### [What to produce]
Find the lines that hold the word "matplotlib" and return them.

### [Exercise material]
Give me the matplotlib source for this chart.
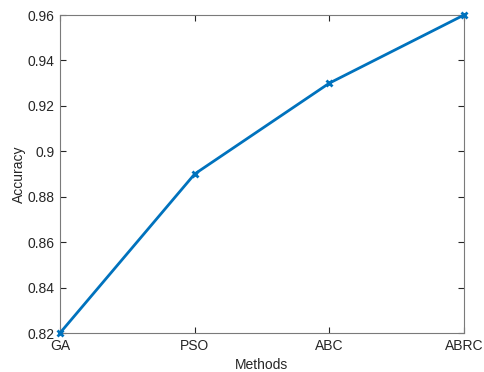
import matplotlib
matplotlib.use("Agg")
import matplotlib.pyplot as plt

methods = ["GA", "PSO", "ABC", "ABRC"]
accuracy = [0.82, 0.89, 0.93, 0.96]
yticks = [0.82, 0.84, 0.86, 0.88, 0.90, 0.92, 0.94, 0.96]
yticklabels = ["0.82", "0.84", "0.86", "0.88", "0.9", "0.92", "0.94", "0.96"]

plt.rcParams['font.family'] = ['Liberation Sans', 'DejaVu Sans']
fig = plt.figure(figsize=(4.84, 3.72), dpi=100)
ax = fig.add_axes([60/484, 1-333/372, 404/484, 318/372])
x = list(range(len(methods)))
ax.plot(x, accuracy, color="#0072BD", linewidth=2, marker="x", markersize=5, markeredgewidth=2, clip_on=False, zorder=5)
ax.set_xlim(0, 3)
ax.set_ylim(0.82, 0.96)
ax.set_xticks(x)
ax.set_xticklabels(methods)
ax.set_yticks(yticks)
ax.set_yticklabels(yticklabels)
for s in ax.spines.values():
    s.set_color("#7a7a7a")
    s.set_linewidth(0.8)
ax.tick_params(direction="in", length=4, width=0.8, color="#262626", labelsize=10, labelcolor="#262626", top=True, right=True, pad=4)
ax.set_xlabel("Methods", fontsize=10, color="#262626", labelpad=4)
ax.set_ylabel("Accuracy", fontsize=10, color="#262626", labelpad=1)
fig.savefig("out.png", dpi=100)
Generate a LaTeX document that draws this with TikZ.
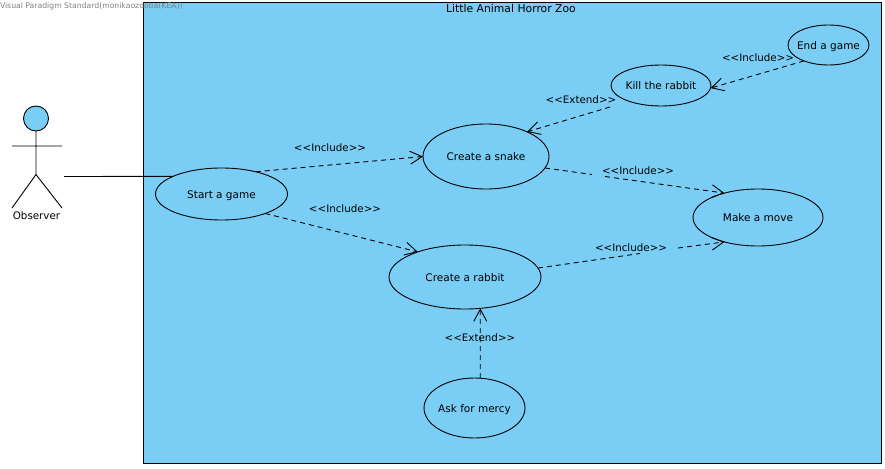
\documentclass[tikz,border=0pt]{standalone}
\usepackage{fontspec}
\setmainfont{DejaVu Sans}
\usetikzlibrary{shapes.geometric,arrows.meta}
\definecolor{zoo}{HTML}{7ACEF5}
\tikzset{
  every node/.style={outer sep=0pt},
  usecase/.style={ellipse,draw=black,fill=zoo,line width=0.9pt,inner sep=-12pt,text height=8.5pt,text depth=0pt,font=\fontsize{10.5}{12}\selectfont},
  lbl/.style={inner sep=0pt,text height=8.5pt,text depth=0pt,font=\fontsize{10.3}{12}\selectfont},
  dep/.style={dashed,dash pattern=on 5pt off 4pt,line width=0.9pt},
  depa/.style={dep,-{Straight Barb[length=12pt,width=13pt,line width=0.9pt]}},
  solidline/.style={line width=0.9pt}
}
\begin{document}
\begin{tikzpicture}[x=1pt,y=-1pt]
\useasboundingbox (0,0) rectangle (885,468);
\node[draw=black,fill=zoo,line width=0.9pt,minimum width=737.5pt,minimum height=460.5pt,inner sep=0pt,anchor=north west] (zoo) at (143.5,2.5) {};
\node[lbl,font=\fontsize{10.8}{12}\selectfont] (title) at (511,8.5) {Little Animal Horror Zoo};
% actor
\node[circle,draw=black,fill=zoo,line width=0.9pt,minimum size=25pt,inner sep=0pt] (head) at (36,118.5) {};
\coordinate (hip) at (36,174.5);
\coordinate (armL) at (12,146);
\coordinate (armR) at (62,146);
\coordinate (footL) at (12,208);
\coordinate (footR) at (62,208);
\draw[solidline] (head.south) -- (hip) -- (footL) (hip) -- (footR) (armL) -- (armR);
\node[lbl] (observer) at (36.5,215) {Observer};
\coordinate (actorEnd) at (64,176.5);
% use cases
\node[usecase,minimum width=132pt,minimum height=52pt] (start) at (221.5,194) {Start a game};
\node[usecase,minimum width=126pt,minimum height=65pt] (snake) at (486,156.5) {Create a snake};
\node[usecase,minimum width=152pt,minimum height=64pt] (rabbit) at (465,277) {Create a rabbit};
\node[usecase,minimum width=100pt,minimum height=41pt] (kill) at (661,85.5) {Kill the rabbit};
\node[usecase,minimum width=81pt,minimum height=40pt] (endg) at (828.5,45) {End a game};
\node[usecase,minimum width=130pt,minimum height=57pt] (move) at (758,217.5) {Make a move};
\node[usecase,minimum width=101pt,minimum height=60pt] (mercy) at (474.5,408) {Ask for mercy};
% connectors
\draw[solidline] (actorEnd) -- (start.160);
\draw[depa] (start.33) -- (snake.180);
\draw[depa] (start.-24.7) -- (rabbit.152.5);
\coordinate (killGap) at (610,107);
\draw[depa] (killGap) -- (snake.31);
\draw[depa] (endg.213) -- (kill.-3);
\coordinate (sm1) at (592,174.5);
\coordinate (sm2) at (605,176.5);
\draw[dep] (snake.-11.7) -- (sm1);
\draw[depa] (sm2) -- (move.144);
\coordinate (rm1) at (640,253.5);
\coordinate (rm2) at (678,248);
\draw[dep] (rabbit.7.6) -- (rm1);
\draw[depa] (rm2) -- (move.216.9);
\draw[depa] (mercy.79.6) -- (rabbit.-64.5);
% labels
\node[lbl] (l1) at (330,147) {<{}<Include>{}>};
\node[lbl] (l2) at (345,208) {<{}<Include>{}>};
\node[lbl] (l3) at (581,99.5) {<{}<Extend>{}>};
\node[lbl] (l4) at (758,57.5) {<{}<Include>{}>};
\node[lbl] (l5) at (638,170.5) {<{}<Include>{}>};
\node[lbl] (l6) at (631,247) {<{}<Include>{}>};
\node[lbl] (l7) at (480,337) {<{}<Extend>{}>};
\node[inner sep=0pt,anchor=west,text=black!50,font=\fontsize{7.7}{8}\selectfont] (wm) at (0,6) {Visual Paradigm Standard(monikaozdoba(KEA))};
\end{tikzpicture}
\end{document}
---
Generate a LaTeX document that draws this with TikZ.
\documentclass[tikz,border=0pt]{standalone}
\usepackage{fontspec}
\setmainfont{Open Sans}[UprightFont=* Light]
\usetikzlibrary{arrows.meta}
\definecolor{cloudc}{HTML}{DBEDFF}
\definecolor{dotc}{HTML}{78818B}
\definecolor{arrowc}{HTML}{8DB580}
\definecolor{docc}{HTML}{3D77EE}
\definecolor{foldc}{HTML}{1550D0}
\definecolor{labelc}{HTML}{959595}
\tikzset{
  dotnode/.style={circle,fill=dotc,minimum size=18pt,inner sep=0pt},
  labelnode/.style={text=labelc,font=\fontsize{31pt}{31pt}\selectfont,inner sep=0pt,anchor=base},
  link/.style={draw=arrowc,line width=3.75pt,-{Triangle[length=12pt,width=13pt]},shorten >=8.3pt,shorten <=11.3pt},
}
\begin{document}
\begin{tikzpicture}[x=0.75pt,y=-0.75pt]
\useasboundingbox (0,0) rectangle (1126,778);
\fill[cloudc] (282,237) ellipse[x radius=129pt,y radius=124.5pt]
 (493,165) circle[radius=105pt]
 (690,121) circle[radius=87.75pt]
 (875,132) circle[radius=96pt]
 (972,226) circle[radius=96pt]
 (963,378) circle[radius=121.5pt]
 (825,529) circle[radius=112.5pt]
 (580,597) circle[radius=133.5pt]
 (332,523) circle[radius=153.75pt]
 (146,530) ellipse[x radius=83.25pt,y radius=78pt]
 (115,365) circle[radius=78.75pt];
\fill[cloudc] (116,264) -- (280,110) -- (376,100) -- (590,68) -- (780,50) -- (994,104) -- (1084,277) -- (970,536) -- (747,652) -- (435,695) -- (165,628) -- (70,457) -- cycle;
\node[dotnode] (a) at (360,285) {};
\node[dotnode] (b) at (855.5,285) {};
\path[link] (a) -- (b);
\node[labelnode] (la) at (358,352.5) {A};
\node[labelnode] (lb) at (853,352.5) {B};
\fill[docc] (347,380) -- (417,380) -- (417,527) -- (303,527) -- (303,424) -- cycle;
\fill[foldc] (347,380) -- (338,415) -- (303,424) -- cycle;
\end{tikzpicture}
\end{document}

### [Task response]
Give me the matplotlib source for this chart.
import matplotlib
matplotlib.use("Agg")
import matplotlib.pyplot as plt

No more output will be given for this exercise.